◆ **Problem statement**:
Everything from the line containing "Reproduce this chart with Altair." through the line containing "478.0, 514.9]" must be written out exactly, and nothing more; leave any pictures out.

◆ **Saved entries**:

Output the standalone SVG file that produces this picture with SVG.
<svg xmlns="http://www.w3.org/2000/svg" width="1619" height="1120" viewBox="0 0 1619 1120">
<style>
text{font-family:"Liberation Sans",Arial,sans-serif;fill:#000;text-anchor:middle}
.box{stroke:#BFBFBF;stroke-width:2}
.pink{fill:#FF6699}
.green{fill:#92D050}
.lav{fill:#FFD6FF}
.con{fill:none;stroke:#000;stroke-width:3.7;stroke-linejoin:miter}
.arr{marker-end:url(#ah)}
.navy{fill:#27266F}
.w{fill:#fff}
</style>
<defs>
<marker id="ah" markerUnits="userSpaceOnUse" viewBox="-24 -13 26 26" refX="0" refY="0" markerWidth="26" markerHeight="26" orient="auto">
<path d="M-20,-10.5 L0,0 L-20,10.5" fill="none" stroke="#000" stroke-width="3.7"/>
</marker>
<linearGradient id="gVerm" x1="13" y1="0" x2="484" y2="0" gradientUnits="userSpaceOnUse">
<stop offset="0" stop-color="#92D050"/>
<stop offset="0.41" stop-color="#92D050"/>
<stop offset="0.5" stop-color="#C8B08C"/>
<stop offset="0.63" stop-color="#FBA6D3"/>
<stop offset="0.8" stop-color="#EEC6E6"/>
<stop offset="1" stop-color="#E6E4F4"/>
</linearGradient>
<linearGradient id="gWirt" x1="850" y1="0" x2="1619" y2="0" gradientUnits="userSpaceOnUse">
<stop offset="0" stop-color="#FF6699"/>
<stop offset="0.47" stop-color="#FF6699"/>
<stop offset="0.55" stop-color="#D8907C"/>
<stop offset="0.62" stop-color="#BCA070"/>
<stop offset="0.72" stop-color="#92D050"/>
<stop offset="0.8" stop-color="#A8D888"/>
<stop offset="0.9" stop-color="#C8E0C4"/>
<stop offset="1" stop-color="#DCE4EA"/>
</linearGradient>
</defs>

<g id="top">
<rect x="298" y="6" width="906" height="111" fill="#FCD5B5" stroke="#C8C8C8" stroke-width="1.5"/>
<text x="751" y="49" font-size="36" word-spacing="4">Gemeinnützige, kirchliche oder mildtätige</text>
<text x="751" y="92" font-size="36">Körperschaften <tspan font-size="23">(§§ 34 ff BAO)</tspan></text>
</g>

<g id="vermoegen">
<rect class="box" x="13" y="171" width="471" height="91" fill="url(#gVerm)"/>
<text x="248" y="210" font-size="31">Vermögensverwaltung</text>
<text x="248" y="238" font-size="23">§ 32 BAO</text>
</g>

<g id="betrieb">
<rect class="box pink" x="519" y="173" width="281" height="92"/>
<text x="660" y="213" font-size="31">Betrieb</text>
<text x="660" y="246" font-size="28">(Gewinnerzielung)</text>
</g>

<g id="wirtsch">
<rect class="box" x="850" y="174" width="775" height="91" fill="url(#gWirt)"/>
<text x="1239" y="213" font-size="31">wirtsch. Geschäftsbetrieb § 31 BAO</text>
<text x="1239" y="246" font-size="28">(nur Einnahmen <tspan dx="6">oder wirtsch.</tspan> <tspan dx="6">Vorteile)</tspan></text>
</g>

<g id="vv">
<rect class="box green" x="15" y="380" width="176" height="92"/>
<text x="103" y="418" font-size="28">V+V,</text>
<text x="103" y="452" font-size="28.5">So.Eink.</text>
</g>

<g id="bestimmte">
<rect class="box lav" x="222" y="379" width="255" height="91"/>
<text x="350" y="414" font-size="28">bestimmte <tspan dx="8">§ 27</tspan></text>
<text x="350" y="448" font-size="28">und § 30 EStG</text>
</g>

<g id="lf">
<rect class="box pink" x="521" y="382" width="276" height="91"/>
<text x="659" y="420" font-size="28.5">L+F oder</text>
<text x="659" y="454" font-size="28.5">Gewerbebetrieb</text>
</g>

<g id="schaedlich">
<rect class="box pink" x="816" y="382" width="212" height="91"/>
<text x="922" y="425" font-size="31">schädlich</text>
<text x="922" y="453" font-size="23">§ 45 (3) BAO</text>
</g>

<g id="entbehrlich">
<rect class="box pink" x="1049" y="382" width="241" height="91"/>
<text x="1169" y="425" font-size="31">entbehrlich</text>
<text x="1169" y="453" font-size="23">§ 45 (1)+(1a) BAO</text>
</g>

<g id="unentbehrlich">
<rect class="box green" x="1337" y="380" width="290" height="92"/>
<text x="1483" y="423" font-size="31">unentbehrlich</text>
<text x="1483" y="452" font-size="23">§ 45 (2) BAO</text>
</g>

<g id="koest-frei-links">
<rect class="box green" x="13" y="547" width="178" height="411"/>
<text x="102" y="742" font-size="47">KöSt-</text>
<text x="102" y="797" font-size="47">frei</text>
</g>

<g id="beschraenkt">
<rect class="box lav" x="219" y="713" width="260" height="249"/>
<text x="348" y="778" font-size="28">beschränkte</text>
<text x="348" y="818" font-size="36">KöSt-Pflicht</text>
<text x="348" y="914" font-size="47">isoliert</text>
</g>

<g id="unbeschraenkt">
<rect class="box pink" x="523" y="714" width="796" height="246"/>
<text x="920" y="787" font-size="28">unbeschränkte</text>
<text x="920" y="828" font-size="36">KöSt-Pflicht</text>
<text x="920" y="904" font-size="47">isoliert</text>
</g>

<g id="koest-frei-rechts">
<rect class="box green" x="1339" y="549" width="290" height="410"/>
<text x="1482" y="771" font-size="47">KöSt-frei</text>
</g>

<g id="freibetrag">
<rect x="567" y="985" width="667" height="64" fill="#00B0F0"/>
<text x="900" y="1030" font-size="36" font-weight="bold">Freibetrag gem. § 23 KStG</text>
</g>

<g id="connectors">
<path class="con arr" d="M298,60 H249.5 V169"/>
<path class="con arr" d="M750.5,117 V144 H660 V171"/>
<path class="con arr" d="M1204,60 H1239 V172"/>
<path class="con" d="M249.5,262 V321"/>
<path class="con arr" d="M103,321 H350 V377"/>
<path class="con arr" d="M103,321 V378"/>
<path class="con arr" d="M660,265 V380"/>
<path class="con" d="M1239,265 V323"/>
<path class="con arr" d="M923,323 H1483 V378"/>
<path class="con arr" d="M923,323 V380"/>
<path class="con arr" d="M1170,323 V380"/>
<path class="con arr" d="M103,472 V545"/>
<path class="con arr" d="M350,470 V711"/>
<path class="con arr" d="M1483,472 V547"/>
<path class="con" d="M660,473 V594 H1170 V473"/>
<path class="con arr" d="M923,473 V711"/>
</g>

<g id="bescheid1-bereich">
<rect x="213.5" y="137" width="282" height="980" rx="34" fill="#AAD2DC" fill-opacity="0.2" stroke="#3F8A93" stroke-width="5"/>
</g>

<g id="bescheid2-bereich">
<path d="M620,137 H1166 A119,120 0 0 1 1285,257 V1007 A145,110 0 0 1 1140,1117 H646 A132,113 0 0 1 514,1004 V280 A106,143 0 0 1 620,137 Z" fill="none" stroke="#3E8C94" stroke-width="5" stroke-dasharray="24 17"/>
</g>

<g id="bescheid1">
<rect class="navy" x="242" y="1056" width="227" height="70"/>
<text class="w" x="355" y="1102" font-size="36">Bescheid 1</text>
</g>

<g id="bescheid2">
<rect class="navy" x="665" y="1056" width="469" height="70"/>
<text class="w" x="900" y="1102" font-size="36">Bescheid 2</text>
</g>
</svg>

* * *

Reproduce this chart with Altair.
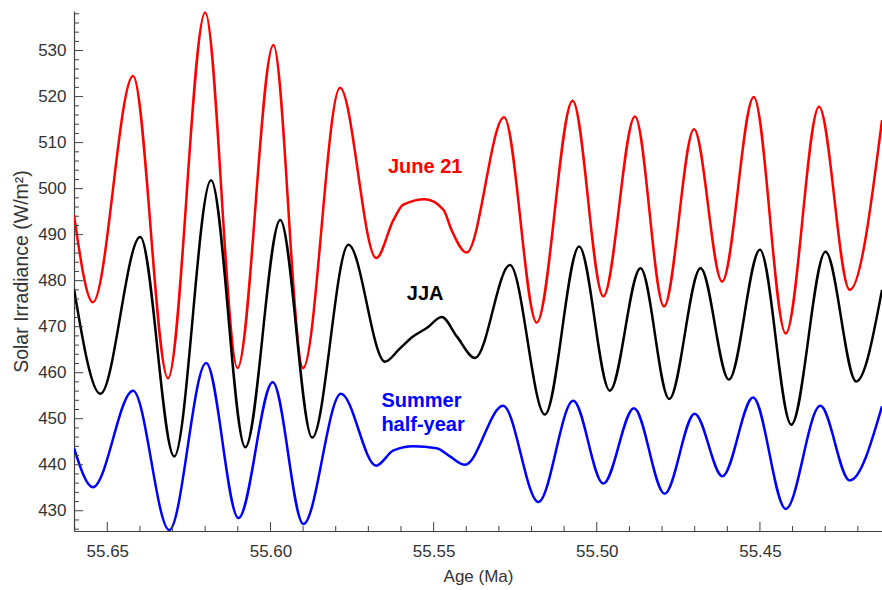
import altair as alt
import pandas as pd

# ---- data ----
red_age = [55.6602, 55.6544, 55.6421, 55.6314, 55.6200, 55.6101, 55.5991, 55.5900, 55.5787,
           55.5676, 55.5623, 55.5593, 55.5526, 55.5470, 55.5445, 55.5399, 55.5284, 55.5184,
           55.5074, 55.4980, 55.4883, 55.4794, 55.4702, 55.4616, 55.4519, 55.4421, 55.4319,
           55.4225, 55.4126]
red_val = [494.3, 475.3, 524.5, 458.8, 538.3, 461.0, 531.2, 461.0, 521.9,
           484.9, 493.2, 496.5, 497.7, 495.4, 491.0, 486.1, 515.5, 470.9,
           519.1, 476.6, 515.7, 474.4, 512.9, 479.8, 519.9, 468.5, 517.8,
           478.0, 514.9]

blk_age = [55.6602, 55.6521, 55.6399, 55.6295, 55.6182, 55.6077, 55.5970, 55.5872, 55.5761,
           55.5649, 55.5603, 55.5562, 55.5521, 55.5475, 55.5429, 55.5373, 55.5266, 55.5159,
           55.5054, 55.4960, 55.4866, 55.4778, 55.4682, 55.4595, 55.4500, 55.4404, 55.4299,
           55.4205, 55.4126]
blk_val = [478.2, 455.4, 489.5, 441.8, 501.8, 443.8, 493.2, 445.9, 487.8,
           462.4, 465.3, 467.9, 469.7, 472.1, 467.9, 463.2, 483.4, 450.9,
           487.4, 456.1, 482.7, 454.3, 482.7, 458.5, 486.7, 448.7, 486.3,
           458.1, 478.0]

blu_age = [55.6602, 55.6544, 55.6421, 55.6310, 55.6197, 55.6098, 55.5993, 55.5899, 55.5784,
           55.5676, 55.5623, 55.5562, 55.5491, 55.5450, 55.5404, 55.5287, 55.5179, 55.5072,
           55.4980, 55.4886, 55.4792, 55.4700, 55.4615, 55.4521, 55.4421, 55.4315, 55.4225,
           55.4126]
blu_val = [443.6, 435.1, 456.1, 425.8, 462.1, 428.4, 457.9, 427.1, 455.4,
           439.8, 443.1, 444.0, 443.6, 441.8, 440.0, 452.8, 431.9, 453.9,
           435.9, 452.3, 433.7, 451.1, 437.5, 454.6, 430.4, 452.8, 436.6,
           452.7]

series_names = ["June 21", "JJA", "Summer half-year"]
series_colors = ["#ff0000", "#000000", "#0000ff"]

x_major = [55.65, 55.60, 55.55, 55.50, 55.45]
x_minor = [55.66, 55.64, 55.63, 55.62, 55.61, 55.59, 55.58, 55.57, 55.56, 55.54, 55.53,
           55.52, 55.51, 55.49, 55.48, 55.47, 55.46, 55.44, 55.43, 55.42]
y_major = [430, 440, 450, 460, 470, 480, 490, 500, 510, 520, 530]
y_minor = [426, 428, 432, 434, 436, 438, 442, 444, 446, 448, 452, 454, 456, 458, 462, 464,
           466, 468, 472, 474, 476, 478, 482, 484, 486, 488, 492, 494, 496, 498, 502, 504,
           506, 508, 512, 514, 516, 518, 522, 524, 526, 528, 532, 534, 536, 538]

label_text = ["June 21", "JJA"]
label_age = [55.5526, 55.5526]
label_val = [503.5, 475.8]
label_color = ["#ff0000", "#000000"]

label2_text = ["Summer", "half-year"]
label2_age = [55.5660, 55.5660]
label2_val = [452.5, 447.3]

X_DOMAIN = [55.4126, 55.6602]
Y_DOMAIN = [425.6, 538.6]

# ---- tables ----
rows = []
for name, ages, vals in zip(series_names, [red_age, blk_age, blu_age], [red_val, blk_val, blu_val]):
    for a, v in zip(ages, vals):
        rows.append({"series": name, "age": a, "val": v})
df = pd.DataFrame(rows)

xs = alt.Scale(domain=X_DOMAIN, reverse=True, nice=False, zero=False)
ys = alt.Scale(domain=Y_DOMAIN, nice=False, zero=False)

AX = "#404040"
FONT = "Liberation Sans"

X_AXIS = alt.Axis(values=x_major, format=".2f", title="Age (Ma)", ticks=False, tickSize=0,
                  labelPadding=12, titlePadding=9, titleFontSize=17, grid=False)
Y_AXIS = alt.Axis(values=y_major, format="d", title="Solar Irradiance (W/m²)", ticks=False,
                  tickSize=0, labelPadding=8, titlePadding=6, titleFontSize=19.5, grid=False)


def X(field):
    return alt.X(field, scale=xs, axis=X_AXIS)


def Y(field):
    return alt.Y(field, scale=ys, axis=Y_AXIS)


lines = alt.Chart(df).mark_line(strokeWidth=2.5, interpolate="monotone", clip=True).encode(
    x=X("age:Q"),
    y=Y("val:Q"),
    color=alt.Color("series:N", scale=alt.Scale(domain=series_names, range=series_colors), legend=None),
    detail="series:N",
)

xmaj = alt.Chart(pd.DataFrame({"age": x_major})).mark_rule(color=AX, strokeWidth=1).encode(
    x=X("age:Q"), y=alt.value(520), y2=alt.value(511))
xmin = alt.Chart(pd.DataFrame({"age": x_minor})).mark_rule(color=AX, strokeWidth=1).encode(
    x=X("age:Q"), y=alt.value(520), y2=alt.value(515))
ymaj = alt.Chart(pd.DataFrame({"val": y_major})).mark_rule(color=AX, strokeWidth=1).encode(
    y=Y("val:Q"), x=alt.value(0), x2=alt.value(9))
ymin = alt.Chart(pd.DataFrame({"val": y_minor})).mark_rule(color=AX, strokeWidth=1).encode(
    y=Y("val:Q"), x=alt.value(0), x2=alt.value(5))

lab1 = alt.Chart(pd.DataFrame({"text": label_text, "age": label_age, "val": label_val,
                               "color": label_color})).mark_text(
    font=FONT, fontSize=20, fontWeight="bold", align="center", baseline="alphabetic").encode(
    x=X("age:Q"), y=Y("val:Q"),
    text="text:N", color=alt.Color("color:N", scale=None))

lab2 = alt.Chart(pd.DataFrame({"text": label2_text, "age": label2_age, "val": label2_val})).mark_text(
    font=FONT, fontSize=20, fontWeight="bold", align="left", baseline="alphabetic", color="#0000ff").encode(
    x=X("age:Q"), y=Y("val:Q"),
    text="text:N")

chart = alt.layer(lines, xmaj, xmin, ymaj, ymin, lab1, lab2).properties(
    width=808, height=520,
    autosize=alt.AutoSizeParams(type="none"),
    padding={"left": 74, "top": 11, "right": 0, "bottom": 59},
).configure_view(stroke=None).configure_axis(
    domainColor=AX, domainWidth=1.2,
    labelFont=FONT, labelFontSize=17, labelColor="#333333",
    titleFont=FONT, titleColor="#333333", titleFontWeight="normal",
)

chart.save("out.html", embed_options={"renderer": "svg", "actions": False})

◆ **Finished task**:
Reproduce this chart with Altair.
import altair as alt
import pandas as pd

# ---- data ----
red_age = [55.6602, 55.6544, 55.6421, 55.6314, 55.6200, 55.6101, 55.5991, 55.5900, 55.5787,
           55.5676, 55.5623, 55.5593, 55.5526, 55.5470, 55.5445, 55.5399, 55.5284, 55.5184,
           55.5074, 55.4980, 55.4883, 55.4794, 55.4702, 55.4616, 55.4519, 55.4421, 55.4319,
           55.4225, 55.4126]
red_val = [494.3, 475.3, 524.5, 458.8, 538.3, 461.0, 531.2, 461.0, 521.9,
           484.9, 493.2, 496.5, 497.7, 495.4, 491.0, 486.1, 515.5, 470.9,
           519.1, 476.6, 515.7, 474.4, 512.9, 479.8, 519.9, 468.5, 517.8,
           478.0, 514.9]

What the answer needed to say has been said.